Bidel speaks of the world as a virtual prison with the prospect of death as a release and a balm but most of us do not experience life with this degree of intensity. However  Nelson Mandela did; for many years he lived Bidel’s poem. For more years than those 27 he spent in actual prison; he was a “clay pot ” on the waterwheel, his fortunes “heading up or downward plummeting” . And yet, if the “scents and colours” of  his garden had not “pulsed with love”, he would never have survived intact to effect the extraordinary transformation of South Africa. In the end it was Mandela who was the “virtual bridge”.

But Sadie leaves out one verse:

Just as a full decanter gulps when it is poured

The heart that brims with sorrow moans till drained of self.
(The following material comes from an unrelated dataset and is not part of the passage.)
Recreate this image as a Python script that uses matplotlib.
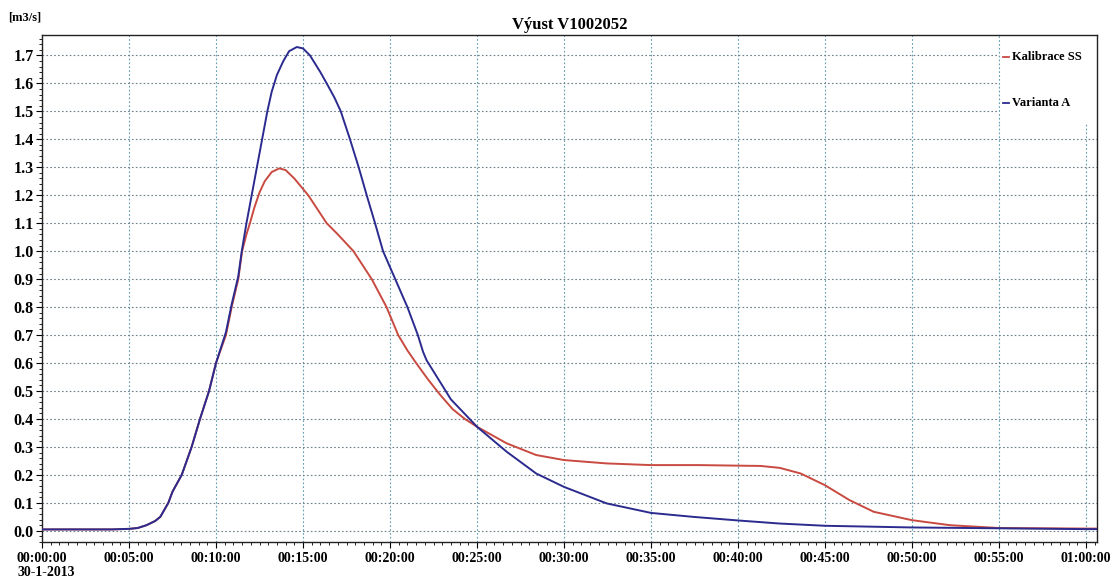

This is what worries me: is it only in times of extremis that a Mandela is possible? Is such greatness, such selflessness,  such integrity only possible when we are in the darkest times? When we are a little bit more comfortable, when our hearts are not brimming with sorrow, do we forget to be scrupulous? And yet the result of such  “carelessness” is catastrophic : the prison closes in again. Perhaps the celebrations this year will be a salutary reminder of what we have lost in public life . Ultimately we cannot afford to lose hope, especially when we are still so close to what Nelson Mandela achieved.